"""

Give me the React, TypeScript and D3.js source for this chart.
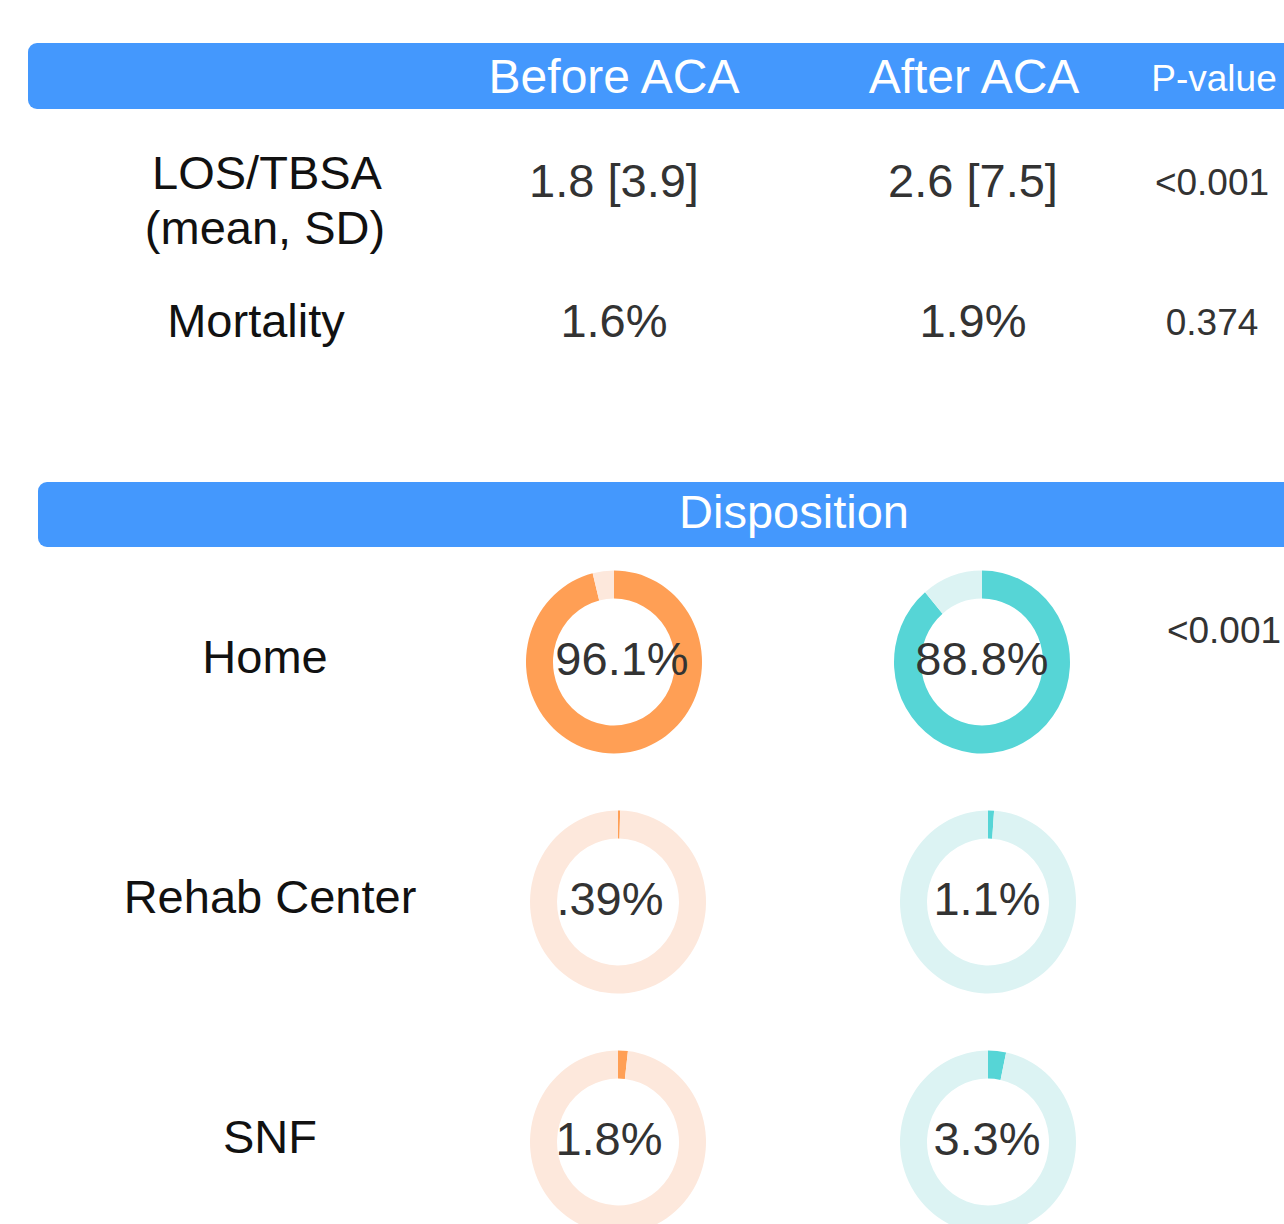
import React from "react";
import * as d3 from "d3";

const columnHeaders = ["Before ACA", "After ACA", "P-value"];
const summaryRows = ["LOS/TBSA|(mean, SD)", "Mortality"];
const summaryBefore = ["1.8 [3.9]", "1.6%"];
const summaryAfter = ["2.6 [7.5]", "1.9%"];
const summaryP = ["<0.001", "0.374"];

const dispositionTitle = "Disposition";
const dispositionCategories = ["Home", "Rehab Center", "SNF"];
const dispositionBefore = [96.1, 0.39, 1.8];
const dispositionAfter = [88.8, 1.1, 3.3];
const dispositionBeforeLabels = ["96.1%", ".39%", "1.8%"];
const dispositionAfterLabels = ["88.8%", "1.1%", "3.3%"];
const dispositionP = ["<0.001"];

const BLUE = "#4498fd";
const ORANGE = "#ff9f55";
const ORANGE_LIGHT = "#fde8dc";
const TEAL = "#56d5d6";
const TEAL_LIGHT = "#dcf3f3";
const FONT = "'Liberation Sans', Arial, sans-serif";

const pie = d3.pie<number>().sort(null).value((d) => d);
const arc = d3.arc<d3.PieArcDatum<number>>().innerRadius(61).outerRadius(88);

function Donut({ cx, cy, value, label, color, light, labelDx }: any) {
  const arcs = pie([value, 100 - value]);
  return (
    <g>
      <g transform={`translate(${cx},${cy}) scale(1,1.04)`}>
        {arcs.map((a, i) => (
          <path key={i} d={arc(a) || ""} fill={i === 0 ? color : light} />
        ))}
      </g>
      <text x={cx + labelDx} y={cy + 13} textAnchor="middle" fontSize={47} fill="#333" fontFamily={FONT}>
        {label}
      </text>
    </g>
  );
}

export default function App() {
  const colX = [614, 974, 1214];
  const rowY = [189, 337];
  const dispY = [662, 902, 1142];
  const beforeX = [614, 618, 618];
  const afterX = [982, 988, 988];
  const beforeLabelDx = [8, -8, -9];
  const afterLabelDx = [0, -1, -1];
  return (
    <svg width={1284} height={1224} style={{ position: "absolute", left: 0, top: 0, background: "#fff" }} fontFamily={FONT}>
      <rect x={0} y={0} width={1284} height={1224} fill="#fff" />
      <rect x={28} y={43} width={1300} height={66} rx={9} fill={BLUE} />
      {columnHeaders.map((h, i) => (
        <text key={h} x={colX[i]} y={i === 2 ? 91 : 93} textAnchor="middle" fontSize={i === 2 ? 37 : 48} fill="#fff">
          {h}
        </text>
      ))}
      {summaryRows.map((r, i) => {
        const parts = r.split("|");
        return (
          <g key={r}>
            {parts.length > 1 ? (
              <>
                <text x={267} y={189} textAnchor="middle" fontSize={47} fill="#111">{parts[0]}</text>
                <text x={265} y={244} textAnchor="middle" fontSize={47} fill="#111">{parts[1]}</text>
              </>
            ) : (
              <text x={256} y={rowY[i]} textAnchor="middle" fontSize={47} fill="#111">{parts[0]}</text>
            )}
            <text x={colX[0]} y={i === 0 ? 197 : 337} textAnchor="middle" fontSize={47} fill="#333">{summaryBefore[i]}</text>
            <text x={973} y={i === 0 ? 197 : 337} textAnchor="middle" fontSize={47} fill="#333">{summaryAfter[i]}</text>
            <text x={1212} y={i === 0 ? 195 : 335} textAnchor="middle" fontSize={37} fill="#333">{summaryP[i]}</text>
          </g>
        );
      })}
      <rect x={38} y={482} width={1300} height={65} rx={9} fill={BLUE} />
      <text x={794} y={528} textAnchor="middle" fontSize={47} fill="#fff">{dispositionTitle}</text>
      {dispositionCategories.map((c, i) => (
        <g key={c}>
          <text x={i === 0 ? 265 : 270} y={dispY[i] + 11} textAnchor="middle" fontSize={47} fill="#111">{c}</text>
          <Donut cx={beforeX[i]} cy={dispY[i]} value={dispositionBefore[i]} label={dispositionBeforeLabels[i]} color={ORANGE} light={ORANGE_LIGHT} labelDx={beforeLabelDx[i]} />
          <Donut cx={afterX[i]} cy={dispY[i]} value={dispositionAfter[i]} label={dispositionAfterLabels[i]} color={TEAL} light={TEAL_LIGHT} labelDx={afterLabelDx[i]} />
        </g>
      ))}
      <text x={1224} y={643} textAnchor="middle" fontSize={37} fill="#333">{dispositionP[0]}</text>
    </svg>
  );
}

"""

**PROBLEM STATEMENT**
Repeat the listing in full and exactly. Leave any pictures out.

**FINAL RESULT**
Give me the React, TypeScript and D3.js source for this chart.
import React from "react";
import * as d3 from "d3";

const columnHeaders = ["Before ACA", "After ACA", "P-value"];
const summaryRows = ["LOS/TBSA|(mean, SD)", "Mortality"];
const summaryBefore = ["1.8 [3.9]", "1.6%"];
const summaryAfter = ["2.6 [7.5]", "1.9%"];
const summaryP = ["<0.001", "0.374"];

const dispositionTitle = "Disposition";
const dispositionCategories = ["Home", "Rehab Center", "SNF"];
const dispositionBefore = [96.1, 0.39, 1.8];
const dispositionAfter = [88.8, 1.1, 3.3];
const dispositionBeforeLabels = ["96.1%", ".39%", "1.8%"];
const dispositionAfterLabels = ["88.8%", "1.1%", "3.3%"];
const dispositionP = ["<0.001"];

const BLUE = "#4498fd";
const ORANGE = "#ff9f55";
const ORANGE_LIGHT = "#fde8dc";
const TEAL = "#56d5d6";
const TEAL_LIGHT = "#dcf3f3";
const FONT = "'Liberation Sans', Arial, sans-serif";

const pie = d3.pie<number>().sort(null).value((d) => d);
const arc = d3.arc<d3.PieArcDatum<number>>().innerRadius(61).outerRadius(88);

function Donut({ cx, cy, value, label, color, light, labelDx }: any) {
  const arcs = pie([value, 100 - value]);
  return (
    <g>
      <g transform={`translate(${cx},${cy}) scale(1,1.04)`}>
        {arcs.map((a, i) => (
          <path key={i} d={arc(a) || ""} fill={i === 0 ? color : light} />
        ))}
      </g>
      <text x={cx + labelDx} y={cy + 13} textAnchor="middle" fontSize={47} fill="#333" fontFamily={FONT}>
        {label}
      </text>
    </g>
  );
}

export default function App() {
  const colX = [614, 974, 1214];
  const rowY = [189, 337];
  const dispY = [662, 902, 1142];
  const beforeX = [614, 618, 618];
  const afterX = [982, 988, 988];
  const beforeLabelDx = [8, -8, -9];
  const afterLabelDx = [0, -1, -1];
  return (
    <svg width={1284} height={1224} style={{ position: "absolute", left: 0, top: 0, background: "#fff" }} fontFamily={FONT}>
      <rect x={0} y={0} width={1284} height={1224} fill="#fff" />
      <rect x={28} y={43} width={1300} height={66} rx={9} fill={BLUE} />
      {columnHeaders.map((h, i) => (
        <text key={h} x={colX[i]} y={i === 2 ? 91 : 93} textAnchor="middle" fontSize={i === 2 ? 37 : 48} fill="#fff">
          {h}
        </text>
      ))}
      {summaryRows.map((r, i) => {
        const parts = r.split("|");
        return (
          <g key={r}>
            {parts.length > 1 ? (
              <>
                <text x={267} y={189} textAnchor="middle" fontSize={47} fill="#111">{parts[0]}</text>
                <text x={265} y={244} textAnchor="middle" fontSize={47} fill="#111">{parts[1]}</text>
              </>
            ) : (
              <text x={256} y={rowY[i]} textAnchor="middle" fontSize={47} fill="#111">{parts[0]}</text>
            )}
            <text x={colX[0]} y={i === 0 ? 197 : 337} textAnchor="middle" fontSize={47} fill="#333">{summaryBefore[i]}</text>
            <text x={973} y={i === 0 ? 197 : 337} textAnchor="middle" fontSize={47} fill="#333">{summaryAfter[i]}</text>
            <text x={1212} y={i === 0 ? 195 : 335} textAnchor="middle" fontSize={37} fill="#333">{summaryP[i]}</text>
          </g>
        );
      })}
      <rect x={38} y={482} width={1300} height={65} rx={9} fill={BLUE} />
      <text x={794} y={528} textAnchor="middle" fontSize={47} fill="#fff">{dispositionTitle}</text>
      {dispositionCategories.map((c, i) => (
        <g key={c}>
          <text x={i === 0 ? 265 : 270} y={dispY[i] + 11} textAnchor="middle" fontSize={47} fill="#111">{c}</text>
          <Donut cx={beforeX[i]} cy={dispY[i]} value={dispositionBefore[i]} label={dispositionBeforeLabels[i]} color={ORANGE} light={ORANGE_LIGHT} labelDx={beforeLabelDx[i]} />
          <Donut cx={afterX[i]} cy={dispY[i]} value={dispositionAfter[i]} label={dispositionAfterLabels[i]} color={TEAL} light={TEAL_LIGHT} labelDx={afterLabelDx[i]} />
        </g>
      ))}
      <text x={1224} y={643} textAnchor="middle" fontSize={37} fill="#333">{dispositionP[0]}</text>
    </svg>
  );
}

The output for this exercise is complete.